Apparently, Giada De Laurentiis, the Food Network’s lovely Italian vixen, would. It was her recipe he’d found, and then, being Dan, promptly manipulated. And even though I’d never before spotted a single pepper piece in a dish of traditional eggplant parmesan, I was more than willing to give it a try. For one thing, Dan was eager to cook in my stead. For another thing, I trusted his judgment – and I pretty much like everything that Giada makes.
So, though I offered to help him slice the peppers and eggplant, he shooed me into the bathroom to take a shower. We were, after all, having dinner with his parents, and it’s usually polite to be clean for the occasion.
“But, Dan, will two eggplant be enough for all for of us?”
He sighed. “Yes, more than enough. I’m making sausage, too, you know.”
Naturally. The Martones are Italian, after all; there’s almost always meat at a family dinner. In fact, I think I might have been the only one to have ever eaten eggplant parmesan as an entrée.
Without another peep, I dutifully shuffled into the bathroom. By the time I’d emerged, Dan had already sliced and grilled the eggplant. Then, I watched him as he lay the thick eggplant slices on a layer of tomato sauce, followed by a handful of shredded mozzarella and parmesan, more sauce, and rows of vibrant pepper slices, above which he added more cheese, more sauce, and, of course, more cheese. Didn’t I mention we’re Italian? (Well, for the most part anyway.)

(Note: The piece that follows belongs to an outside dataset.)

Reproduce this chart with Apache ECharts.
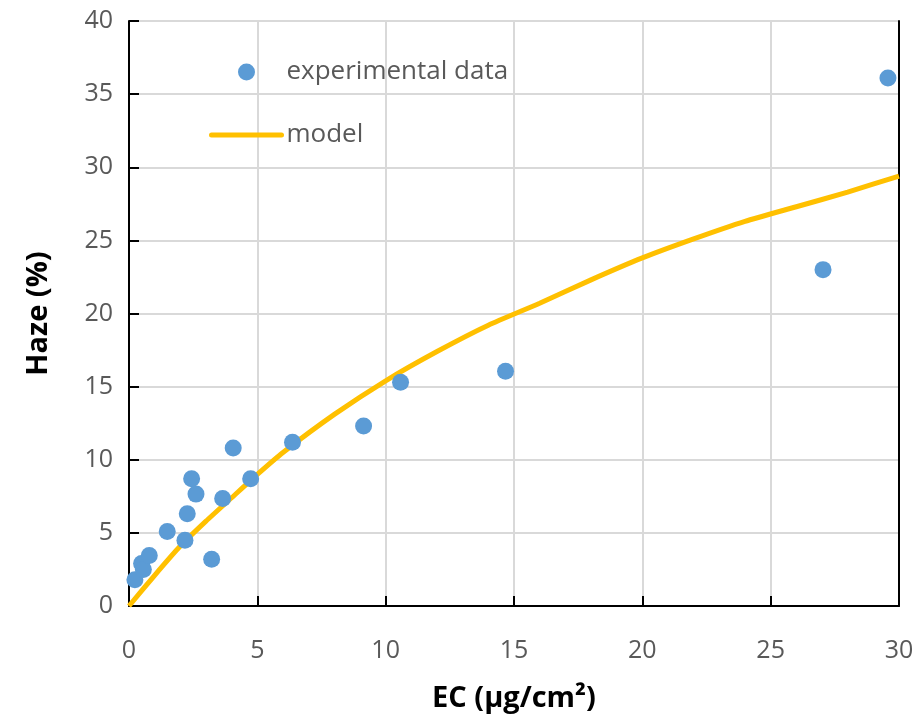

I have to admit that, after all my skepticism, Dan’s eggplant parmesan turned out pretty good. It was delicious, in fact – and, as with most dishes he prepares, the best I’ve ever had. He was right, too, about the amount. With the stewed sausage, there was plenty of eggplant parmesan to go around. In fact, there were enough leftovers that I was able to have three more meals’ worth over the course of the week. I’m more than happy to admit that he was right about the recipe – if only Dan were willing to admit that he was wrong about my poor little bush. It might not have produced fifty eggplant as promised, but it gave us seven more than he expected, and that’s reason enough to be happy with “the little garden that could.”